Este artículo se publicó hace 16 años.
Tradición, vanguardia y algo más
Como muchos treintañeros, descubrí tarde la música de Mikel Laboa. No es fácil llegar a él porque los artistas que escogen expresarse en euskara suelen ser marginados en los medios de comunicación. Cuando me zambullí en sus discos, encontré mucho más de lo que esperaba. Ofrece una simbiosis perfecta de tradición y vanguardia, pero expresarlo así sería demasiado frío, porque por encima de todo hay unas canciones viscerales y frondosas que fluyen con la máxima naturalidad.

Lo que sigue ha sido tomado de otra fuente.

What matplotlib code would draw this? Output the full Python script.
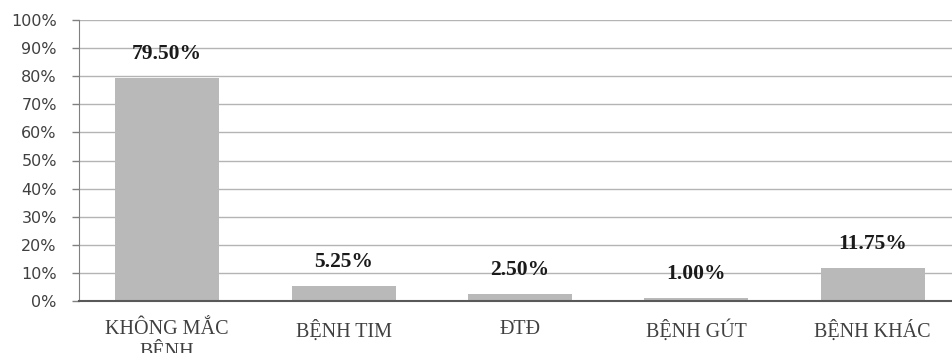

Ibon Errazkin, un mago del pop con cultura amplia y heterodoxa, escribió que la música de Laboa "gira en torno a unos cuantos acordes básicos de guitarra, tocados de una manera a veces un poco rudimentaria, pero siempre muy expresiva. Pienso en la introducción de Baztan o en esas cuerdas mal pisadas de Gure oroitzapenak, para mí preferibles a todos los virtuosismos del mundo". La emoción que contagia sus canciones, como la de un paisaje, parece una de esas cosas que no se pueden aprender ni enseñar (aunque sí preservar o cultivar, como él hizo a lo largo de su vida artística).

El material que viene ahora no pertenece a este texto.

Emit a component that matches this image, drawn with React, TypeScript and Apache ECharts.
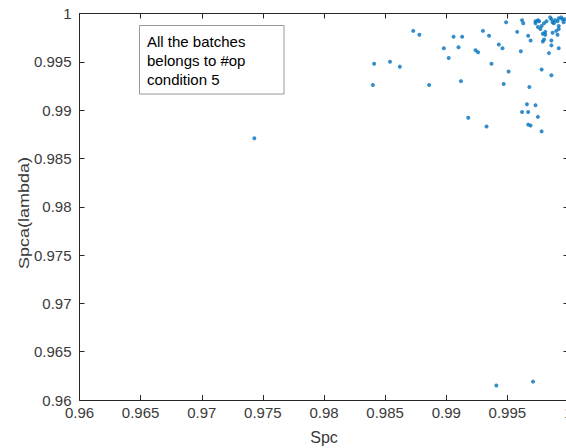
import React, { useEffect, useRef } from "react";
import * as echarts from "echarts";

const spcValues: number[] = [
  0.9743, 0.9941, 0.9971,
  0.9873, 0.9878, 0.9841, 0.9854, 0.9862, 0.9840, 0.9886, 0.9898, 0.9902, 0.9906,
  0.9913, 0.9910, 0.9912, 0.9918, 0.9924, 0.9926, 0.9930, 0.9935, 0.9933, 0.9937,
  0.9943, 0.9946, 0.9949, 0.9951, 0.9947, 0.9958, 0.9961, 0.9962, 0.9963, 0.9967,
  0.9969, 0.9968, 0.9966, 0.9962, 0.9967, 0.9973, 0.9975, 0.9967, 0.9969, 0.9978,
  0.9978, 0.9986, 0.9984, 0.9986, 0.9986, 0.9987, 0.9991, 0.9992, 0.9990, 0.9979,
  0.9980, 0.9977, 0.9981, 0.9979, 0.9981,
  0.9973, 0.9973, 0.9975, 0.9976, 0.9978, 0.9980, 0.9982, 0.9985, 0.9986, 0.9987,
  0.9992, 0.9994, 0.9995, 0.9991, 0.9992, 0.9988, 0.9989, 0.9997, 0.9975, 0.9992,
  0.9996,
];

const spcaValues: number[] = [
  0.9871, 0.9615, 0.9619,
  0.9982, 0.9978, 0.9948, 0.9950, 0.9945, 0.9926, 0.9926, 0.9964, 0.9954, 0.9976,
  0.9976, 0.9965, 0.9930, 0.9892, 0.9962, 0.9960, 0.9982, 0.9977, 0.9883, 0.9948,
  0.9968, 0.9964, 0.9991, 0.9940, 0.9927, 0.9981, 0.9961, 0.9993, 0.9990, 0.9977,
  0.9972, 0.9924, 0.9906, 0.9898, 0.9898, 0.9905, 0.9893, 0.9885, 0.9884, 0.9878,
  0.9942, 0.9936, 0.9959, 0.9967, 0.9972, 0.9980, 0.9978, 0.9964, 0.9982, 0.9971,
  0.9973, 0.9984, 0.9981, 0.9979, 0.9978,
  0.9992, 0.9990, 0.9993, 0.9992, 0.9987, 0.9990, 0.9992, 0.9996, 0.9994, 0.9991,
  0.9995, 0.9996, 0.9994, 0.9992, 0.9987, 0.9990, 0.9993, 0.9994, 0.9986, 0.9984,
  0.9991,
];

const annotationLines: string[] = ["All the batches", "belongs to #op", "condition 5"];
const xName = "Spc";
const yName = "Spca(lambda)";

const FONT = "'Liberation Sans', Arial, Helvetica, sans-serif";
const AXIS_COLOR = "#262626";
const TEXT_COLOR = "#3a3a3a";

export default function App() {
  const ref = useRef<HTMLDivElement>(null);

  useEffect(() => {
    document.body.style.margin = "0";
    if (!ref.current) return;
    const chart = echarts.init(ref.current, undefined, { renderer: "svg" });
    const points = spcValues.map((x, i) => [x, spcaValues[i]]);

    const axisCommon = {
      type: "value" as const,
      min: 0.96,
      max: 1,
      interval: 0.005,
      splitLine: { show: false },
      axisLine: { show: true, onZero: false, lineStyle: { color: AXIS_COLOR, width: 1 } },
      axisTick: { show: true, inside: true, length: 5, lineStyle: { color: AXIS_COLOR } },
    };

    chart.setOption({
      animation: false,
      backgroundColor: "#ffffff",
      textStyle: { fontFamily: FONT },
      grid: {
        left: 79.5,
        top: 13.5,
        width: 489,
        height: 386.5,
        containLabel: false,
        outerBoundsMode: "none",
      },
      xAxis: [
        {
          ...axisCommon,
          position: "bottom",
          name: xName,
          nameLocation: "middle",
          nameGap: 29,
          nameTextStyle: { fontSize: 16, color: TEXT_COLOR, fontFamily: FONT },
          axisLabel: { fontSize: 15, color: TEXT_COLOR, margin: 5, fontFamily: FONT },
        },
        {
          ...axisCommon,
          position: "top",
          axisLabel: { show: false },
        },
      ],
      yAxis: [
        {
          ...axisCommon,
          position: "left",
          axisLabel: { fontSize: 15, color: TEXT_COLOR, margin: 8, fontFamily: FONT },
        },
        {
          ...axisCommon,
          position: "right",
          axisLabel: { show: false },
        },
      ],
      graphic: [
        {
          type: "text",
          x: 24,
          y: 213,
          rotation: Math.PI / 2,
          scaleX: 1.2,
          style: {
            text: yName,
            fill: TEXT_COLOR,
            fontSize: 15,
            fontFamily: FONT,
            textAlign: "center",
            textVerticalAlign: "middle",
          },
        },
        {
          type: "rect",
          shape: { x: 139.5, y: 25.5, width: 144.5, height: 68.5 },
          style: { fill: "#ffffff", stroke: "#999999", lineWidth: 1 },
          z: 10,
        },
        {
          type: "text",
          x: 147,
          y: 32,
          z: 11,
          style: {
            text: annotationLines.join("\n"),
            fill: "#000000",
            fontSize: 15,
            lineHeight: 19,
            fontFamily: FONT,
            textAlign: "left",
            textVerticalAlign: "top",
          },
        },
      ],
      series: [
        {
          type: "scatter",
          xAxisIndex: 0,
          yAxisIndex: 0,
          data: points,
          symbol: "circle",
          symbolSize: 4,
          itemStyle: { color: "#0072BD" },
          silent: true,
        },
      ],
    });

    return () => chart.dispose();
  }, []);

  return (
    <div
      ref={ref}
      style={{ position: "fixed", left: 0, top: 0, width: 566, height: 448, background: "#fff" }}
    />
  );
}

"Me han contado que en los conciertos es un poco médium", añadía Errazkin. La misma impresión transmiten sus grabaciones. Si alguien las escucha dentro de 200 años, le costará situarlas en el tiempo por su estilo sobrio, que no responde a modas. Parece tener un pie en el mundo material y otro en una dimensión paralela empapada de intensidad, inquietud y nostalgia.
Además de su muerte, es triste la sospecha de que si hubiera nacido en Londres, Sao Paulo o Nueva York, tendríamos más discos suyos en casa.